■ Task directions
Reproduce all lines of the listing below in which the word "this" occurs.

■ Dataset content
++++
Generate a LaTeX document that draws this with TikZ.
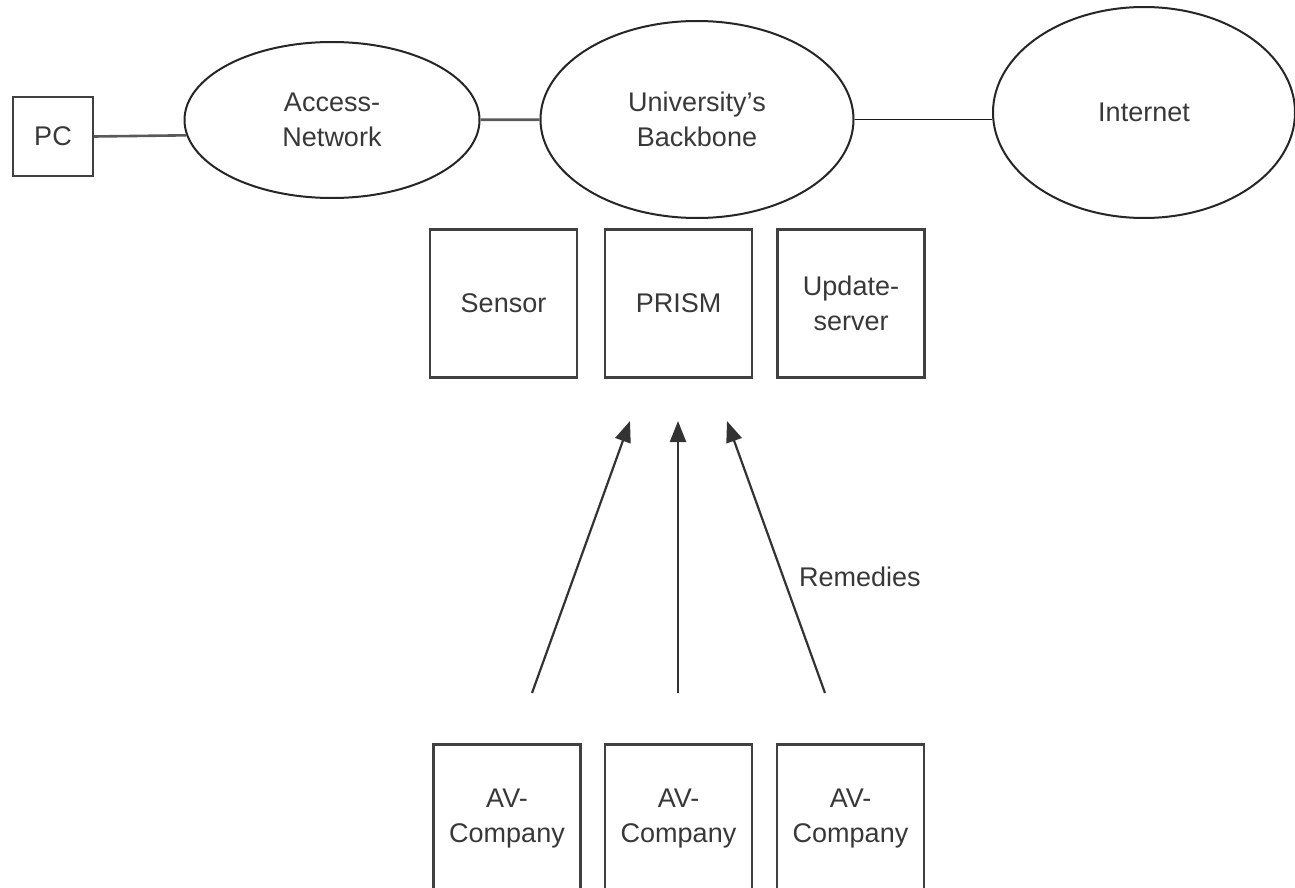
++++
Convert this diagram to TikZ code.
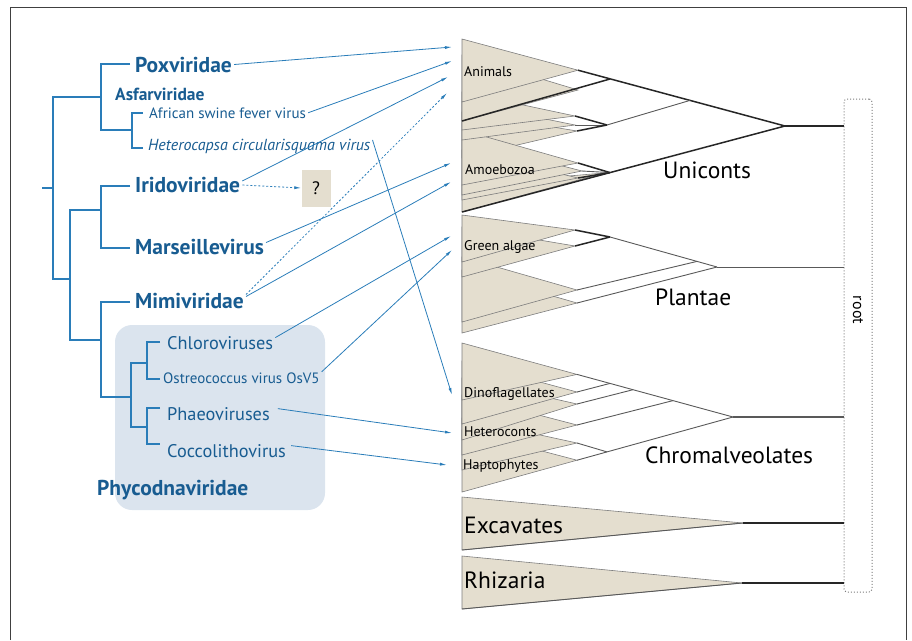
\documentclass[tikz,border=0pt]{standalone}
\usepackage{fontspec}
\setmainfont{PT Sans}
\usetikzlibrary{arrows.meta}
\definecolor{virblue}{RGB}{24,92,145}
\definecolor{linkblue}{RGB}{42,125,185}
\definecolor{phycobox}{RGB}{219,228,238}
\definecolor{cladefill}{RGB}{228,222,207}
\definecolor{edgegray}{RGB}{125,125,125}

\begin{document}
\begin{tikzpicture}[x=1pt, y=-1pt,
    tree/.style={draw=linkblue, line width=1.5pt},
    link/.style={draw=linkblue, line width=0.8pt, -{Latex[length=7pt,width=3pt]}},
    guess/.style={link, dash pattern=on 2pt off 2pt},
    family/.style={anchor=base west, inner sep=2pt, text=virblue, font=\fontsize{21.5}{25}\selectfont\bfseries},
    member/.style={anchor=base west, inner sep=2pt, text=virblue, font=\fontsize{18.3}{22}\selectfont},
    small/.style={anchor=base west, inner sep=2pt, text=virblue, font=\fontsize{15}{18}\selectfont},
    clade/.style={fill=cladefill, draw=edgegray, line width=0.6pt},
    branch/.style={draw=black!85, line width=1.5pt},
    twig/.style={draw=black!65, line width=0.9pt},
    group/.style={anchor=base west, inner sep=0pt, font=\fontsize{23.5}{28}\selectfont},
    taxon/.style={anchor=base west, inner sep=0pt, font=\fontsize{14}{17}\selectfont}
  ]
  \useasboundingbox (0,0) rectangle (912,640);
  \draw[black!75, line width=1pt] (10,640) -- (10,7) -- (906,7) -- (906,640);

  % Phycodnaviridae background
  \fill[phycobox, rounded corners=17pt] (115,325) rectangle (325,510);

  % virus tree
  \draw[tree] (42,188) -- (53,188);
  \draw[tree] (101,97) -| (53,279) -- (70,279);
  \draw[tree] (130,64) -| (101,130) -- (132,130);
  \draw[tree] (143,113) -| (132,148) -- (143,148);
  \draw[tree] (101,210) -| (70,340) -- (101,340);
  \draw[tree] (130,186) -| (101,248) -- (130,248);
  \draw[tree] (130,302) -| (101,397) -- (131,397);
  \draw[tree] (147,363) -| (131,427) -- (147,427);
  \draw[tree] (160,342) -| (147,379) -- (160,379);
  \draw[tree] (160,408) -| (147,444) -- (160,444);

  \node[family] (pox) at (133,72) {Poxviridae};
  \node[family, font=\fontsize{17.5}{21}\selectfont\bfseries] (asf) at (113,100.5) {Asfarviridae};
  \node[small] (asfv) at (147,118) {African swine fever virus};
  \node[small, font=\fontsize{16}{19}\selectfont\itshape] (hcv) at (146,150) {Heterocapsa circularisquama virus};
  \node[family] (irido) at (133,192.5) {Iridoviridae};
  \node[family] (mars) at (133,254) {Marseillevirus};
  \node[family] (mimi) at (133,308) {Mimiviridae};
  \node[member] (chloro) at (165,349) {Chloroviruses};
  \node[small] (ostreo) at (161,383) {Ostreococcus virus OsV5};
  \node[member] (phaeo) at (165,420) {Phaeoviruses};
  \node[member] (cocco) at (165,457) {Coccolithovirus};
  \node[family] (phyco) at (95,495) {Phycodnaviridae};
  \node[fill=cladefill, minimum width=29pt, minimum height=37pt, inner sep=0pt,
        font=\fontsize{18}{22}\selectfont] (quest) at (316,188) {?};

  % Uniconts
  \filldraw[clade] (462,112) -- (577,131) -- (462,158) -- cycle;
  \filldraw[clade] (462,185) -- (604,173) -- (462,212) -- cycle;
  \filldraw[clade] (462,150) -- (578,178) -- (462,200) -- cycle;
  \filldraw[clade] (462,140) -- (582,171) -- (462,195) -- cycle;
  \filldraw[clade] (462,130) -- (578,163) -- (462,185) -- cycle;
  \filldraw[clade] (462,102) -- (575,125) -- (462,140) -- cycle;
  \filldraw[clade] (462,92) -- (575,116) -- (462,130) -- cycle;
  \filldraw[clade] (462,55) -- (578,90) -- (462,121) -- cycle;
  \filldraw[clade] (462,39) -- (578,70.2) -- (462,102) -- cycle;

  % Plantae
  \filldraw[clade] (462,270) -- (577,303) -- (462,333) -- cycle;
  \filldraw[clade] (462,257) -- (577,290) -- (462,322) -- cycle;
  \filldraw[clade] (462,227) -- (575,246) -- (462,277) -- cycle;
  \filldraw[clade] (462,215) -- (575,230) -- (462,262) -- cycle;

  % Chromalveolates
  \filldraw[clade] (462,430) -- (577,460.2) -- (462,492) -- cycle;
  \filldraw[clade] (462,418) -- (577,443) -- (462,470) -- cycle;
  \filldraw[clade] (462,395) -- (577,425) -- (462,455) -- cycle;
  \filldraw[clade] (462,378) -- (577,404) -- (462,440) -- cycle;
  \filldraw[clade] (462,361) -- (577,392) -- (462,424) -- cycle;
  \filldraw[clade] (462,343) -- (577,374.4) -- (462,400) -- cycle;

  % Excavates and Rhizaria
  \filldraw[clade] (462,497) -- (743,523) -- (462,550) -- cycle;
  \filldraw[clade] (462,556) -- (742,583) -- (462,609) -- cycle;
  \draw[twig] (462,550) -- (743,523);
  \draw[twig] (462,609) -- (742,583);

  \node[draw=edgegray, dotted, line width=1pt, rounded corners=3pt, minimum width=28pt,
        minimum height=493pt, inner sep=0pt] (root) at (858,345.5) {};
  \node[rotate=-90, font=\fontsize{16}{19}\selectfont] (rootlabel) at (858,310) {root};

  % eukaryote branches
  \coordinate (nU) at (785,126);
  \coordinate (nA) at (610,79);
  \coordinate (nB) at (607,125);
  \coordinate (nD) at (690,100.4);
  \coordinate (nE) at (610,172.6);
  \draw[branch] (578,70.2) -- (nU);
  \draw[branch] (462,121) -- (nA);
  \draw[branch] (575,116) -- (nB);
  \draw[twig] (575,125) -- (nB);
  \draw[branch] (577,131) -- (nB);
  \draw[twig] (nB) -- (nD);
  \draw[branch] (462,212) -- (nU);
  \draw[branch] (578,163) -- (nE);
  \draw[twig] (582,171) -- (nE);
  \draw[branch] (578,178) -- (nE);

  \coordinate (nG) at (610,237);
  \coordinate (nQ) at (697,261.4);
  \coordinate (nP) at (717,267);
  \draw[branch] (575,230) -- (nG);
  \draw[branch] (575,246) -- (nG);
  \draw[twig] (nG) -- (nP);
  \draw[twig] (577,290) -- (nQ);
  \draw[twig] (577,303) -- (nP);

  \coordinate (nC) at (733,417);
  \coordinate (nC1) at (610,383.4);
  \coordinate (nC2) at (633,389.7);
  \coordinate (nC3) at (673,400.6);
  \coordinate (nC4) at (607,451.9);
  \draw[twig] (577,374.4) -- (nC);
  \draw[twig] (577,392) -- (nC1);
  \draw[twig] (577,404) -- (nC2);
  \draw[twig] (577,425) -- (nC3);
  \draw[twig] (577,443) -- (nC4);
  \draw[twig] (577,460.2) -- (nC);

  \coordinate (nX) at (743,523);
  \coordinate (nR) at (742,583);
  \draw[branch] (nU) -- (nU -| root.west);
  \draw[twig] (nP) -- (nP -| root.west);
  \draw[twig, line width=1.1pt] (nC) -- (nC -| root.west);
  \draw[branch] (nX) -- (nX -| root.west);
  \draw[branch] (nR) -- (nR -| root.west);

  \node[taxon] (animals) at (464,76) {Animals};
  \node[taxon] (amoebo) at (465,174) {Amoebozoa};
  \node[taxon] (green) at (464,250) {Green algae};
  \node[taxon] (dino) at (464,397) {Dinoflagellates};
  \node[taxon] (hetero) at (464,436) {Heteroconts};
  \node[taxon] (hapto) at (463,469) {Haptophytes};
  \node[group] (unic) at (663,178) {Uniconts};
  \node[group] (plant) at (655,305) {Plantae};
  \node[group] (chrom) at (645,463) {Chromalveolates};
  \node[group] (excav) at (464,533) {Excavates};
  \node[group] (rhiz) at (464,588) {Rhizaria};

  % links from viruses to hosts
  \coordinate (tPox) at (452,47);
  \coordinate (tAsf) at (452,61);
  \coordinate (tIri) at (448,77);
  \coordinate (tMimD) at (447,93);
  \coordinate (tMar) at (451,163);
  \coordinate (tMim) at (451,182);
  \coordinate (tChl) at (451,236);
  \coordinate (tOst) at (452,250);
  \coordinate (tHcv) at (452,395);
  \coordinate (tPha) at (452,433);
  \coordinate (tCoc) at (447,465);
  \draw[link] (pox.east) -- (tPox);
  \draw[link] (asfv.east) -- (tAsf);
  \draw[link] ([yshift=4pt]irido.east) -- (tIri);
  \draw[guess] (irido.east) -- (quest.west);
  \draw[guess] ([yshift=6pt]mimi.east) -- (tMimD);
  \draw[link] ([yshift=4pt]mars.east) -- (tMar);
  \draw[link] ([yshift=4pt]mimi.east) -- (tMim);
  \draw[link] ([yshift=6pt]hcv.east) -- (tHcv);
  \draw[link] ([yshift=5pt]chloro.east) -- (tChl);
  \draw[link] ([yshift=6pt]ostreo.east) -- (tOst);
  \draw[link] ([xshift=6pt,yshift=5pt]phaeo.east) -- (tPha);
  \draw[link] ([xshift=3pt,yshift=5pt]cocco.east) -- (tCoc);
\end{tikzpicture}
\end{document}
++++
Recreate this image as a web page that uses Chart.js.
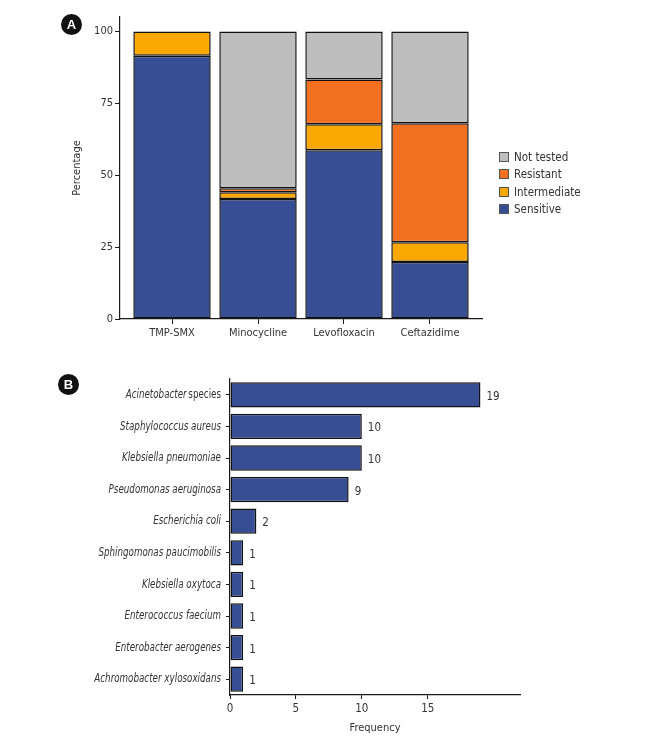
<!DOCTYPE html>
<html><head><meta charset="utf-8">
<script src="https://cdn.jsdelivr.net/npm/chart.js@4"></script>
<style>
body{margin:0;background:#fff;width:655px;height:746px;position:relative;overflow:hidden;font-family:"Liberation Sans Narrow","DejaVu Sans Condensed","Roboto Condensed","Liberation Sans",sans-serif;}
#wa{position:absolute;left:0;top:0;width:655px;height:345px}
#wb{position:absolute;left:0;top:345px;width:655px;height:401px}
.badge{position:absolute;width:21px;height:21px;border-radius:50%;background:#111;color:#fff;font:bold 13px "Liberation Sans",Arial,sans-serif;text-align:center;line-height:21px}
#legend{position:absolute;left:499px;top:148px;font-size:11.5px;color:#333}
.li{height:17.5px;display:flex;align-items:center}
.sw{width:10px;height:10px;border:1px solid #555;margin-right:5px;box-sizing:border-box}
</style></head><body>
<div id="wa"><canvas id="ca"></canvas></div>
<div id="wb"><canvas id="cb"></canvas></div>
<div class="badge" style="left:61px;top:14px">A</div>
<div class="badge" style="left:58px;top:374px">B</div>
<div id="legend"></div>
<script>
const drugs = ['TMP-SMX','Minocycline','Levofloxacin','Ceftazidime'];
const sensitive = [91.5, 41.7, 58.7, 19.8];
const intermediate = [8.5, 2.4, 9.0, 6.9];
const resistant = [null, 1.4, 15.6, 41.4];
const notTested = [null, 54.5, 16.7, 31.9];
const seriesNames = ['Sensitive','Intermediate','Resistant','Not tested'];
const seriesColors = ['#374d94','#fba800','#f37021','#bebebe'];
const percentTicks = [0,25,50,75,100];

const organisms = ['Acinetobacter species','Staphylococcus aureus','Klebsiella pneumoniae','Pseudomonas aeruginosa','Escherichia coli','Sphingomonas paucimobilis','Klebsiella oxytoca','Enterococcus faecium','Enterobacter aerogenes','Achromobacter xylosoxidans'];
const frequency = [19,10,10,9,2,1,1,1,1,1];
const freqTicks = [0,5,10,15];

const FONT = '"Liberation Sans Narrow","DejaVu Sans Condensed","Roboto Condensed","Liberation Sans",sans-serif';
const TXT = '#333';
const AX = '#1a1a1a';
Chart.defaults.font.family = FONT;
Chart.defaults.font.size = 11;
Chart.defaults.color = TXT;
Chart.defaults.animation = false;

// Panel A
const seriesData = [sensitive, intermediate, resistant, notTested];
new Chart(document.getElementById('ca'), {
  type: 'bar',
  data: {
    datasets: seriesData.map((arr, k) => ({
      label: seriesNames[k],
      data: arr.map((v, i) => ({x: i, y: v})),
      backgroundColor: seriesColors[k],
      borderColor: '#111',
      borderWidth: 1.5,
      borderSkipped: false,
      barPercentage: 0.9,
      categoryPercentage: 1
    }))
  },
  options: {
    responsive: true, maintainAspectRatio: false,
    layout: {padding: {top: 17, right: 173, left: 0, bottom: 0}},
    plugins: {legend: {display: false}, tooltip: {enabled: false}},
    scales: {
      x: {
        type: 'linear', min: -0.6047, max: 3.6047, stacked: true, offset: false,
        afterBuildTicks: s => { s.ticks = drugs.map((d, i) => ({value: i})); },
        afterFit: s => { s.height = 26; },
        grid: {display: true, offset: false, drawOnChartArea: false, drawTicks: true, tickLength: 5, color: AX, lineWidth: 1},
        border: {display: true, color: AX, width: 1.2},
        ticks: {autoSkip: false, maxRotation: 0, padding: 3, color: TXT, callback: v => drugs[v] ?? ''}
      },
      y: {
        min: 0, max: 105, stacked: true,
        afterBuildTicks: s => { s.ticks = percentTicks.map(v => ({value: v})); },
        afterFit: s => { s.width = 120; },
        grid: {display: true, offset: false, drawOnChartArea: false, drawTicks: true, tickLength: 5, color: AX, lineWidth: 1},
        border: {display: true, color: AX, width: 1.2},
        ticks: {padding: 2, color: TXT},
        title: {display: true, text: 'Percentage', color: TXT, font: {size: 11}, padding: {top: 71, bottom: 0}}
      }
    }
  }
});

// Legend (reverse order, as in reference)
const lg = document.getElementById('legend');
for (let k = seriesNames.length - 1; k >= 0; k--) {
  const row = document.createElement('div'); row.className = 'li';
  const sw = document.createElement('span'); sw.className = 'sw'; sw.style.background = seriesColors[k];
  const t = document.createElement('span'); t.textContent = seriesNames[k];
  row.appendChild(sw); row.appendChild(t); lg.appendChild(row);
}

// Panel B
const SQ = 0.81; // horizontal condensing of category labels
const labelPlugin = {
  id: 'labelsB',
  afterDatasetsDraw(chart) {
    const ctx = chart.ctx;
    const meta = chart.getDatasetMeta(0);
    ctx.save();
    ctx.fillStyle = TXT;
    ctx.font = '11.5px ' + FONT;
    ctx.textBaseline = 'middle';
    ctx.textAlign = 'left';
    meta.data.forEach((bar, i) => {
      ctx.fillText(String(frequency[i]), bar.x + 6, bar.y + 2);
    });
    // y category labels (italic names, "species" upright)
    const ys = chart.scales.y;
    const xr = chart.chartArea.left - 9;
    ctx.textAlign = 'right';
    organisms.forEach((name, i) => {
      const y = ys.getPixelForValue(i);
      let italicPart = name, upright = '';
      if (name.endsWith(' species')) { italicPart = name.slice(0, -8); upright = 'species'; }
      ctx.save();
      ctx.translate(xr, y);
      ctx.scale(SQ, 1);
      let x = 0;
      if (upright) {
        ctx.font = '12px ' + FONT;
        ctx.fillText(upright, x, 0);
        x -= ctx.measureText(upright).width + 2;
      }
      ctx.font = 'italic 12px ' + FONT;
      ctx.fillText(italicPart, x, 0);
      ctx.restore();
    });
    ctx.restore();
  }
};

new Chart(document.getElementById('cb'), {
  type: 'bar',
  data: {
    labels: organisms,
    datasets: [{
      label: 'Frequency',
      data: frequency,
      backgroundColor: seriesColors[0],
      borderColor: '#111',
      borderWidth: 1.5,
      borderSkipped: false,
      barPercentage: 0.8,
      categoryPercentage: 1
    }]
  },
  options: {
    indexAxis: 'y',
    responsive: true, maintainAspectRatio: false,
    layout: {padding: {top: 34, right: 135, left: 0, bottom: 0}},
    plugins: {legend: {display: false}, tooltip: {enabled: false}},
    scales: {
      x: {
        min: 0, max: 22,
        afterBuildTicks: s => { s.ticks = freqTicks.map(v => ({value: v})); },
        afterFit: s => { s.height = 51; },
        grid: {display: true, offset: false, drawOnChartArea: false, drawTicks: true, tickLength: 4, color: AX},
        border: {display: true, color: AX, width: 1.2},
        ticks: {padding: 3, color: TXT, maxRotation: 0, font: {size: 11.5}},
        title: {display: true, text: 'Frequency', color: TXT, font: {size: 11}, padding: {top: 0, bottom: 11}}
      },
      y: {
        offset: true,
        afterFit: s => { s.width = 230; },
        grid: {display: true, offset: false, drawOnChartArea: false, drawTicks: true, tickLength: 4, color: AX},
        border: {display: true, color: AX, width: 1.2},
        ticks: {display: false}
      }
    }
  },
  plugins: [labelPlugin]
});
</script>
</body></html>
++++
■ Full solution
Generate a LaTeX document that draws this with TikZ.
Convert this diagram to TikZ code.
Recreate this image as a web page that uses Chart.js.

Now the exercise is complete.